To put an end to this, drugs ought to be legalized. With drugs legalized, gangs would no longer have a monopoly on the market. Users could buy their drugs from gas stations at cheaper prices, and petty drug dealers would be put out of business. Dealing drugs would no longer be profitable to gangs and without drug “turf”, gangs would have less to fight over. Our inner cities could grow and thrive because people would no longer be afraid to walk around outside, for fear of being accidentally shot in a drive-by. To eliminate gangs (or at least minimize them), we could eliminate their endless flow of money by legalizing the drugs they sell.
Simple enough, right? There are non-government, free market solutions that could work for our inner cities. Eliminate price controls on both rent and labor, install a competition based school choice and school voucher system, and end the destructive “war on drugs”.
Each of these ideas has its opponents, usually not the people who would see the most benefit. Opponents of minimum wage laws (namely the AFL-CIO and other union organizations) know that lower priced labor would end their firm grasp on jobs in industries they control.
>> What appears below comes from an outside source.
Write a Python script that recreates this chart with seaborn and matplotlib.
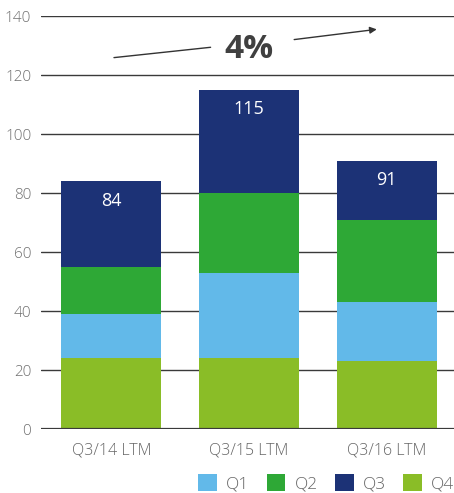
import matplotlib
matplotlib.use("Agg")
import matplotlib.pyplot as plt
import seaborn as sns
import pandas as pd
from matplotlib.patches import Patch

# Revenue per LTM period, split by quarter
periods = ["Q3/14 LTM", "Q3/15 LTM", "Q3/16 LTM"]
q4 = [24, 24, 23]
q1 = [15, 29, 20]
q2 = [16, 27, 28]
q3 = [29, 35, 20]
yticks = [0, 20, 40, 60, 80, 100, 120, 140]
growth_label = "4%"

colors = {"Q1": "#62B9E9", "Q2": "#2EA836", "Q3": "#1C3276", "Q4": "#8ABD27"}

sns.set_theme(style="white")
plt.rcParams["font.family"] = ["Open Sans", "DejaVu Sans"]

df = pd.DataFrame({"period": periods, "Q4": q4, "Q1": q1, "Q2": q2, "Q3": q3})
# cumulative heights for stacking (bottom to top: Q4, Q1, Q2, Q3)
df["c_Q4"] = df["Q4"]
df["c_Q1"] = df["c_Q4"] + df["Q1"]
df["c_Q2"] = df["c_Q1"] + df["Q2"]
df["c_Q3"] = df["c_Q2"] + df["Q3"]

fig = plt.figure(figsize=(4.54, 4.93), dpi=100)
ax = fig.add_axes([0.0903, 0.1298, 0.9097, 0.8377])

for key in ["Q3", "Q2", "Q1", "Q4"]:
    sns.barplot(data=df, x="period", y="c_" + key, color=colors[key],
                saturation=1, width=0.727, ax=ax, zorder=3, linewidth=0)

ax.set_xlim(-0.51, 2.49)
ax.set_ylim(0, 140)
ax.set_yticks(yticks)
ax.set_xlabel("")
ax.set_ylabel("")
ax.grid(axis="y", color="#3a3a3a", linewidth=1.0, zorder=0)
ax.axhline(0, color="#3a3a3a", linewidth=1.6, zorder=4)
for s in ax.spines.values():
    s.set_visible(False)
ax.tick_params(axis="y", length=0, pad=7, labelsize=11, labelcolor="#707070")
ax.tick_params(axis="x", length=0, pad=10, labelsize=11.5, labelcolor="#666666")
for lbl in ax.get_yticklabels() + ax.get_xticklabels():
    lbl.set_fontweight(300)

# totals inside the top segment
for i, total in enumerate(df["c_Q3"]):
    ax.annotate(f"{total:d}", xy=(i, total), xytext=(0, -14),
                textcoords="offset points", ha="center", va="center",
                color="white", fontsize=13)

# growth annotation
ax.annotate("", xy=(0.742, 129.5), xytext=(0.0, 125.8),
            arrowprops=dict(arrowstyle="-", color="#333333", lw=1))
ax.annotate("", xy=(1.949, 135.6), xytext=(1.309, 131.9),
            arrowprops=dict(arrowstyle="-|>", color="#333333", lw=1,
                            mutation_scale=10))
ax.text(1.0, 128.8, growth_label, ha="center", va="center", fontsize=24,
        fontweight="bold", color="#404040")

handles = [Patch(facecolor=colors[k], edgecolor="none") for k in ["Q1", "Q2", "Q3", "Q4"]]
leg = fig.legend(handles, ["Q1", "Q2", "Q3", "Q4"], loc="upper left",
                 bbox_to_anchor=(0.436, 0.038), ncol=4, frameon=False,
                 fontsize=12.5, handlelength=1.09, handleheight=1.09,
                 handletextpad=0.52, columnspacing=1.0, borderaxespad=0,
                 borderpad=0, labelcolor="#666666")
for t in leg.get_texts():
    t.set_fontweight(300)

fig.savefig("out.png", dpi=100)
They instead fight for minimum wage laws, and under the guise of a “living wage”, they keep younger and less experienced workers from competing with them for jobs.
Opponents of education reform don’t want their schools to have to compete, for fear that they might not stand up to the competition. Unions once again fight to keep their stranglehold on public education; demanding ever higher wages yet refusing to be held accountable for their failure to produce good students. Schools create a product, and they need to be held accountable for it; the market does this better than anything else.
Opponents of the war on drugs are content to keep paying more police officers to deal with less important work. Despite what some may think, legalization of drugs will not mean a large increase in the number of drug users. But this idea is pedaled by holier than thou groups, looking to ban something that they see as evil. Drugs may be bad, but prohibiting them creates bigger monsters that hurt far more people.
3 Part solution: Eliminate price controls, increase competition in schools, end the war on drugs. This of course will not end all that is wrong in inner cities. The destruction of the family via never ending welfare programs is another issue to take on. The world is a flawed place and it will never be perfect. Everything is a trade off, and our job is get the best deal we can. I believe these reforms would yield a better deal than the one we have now.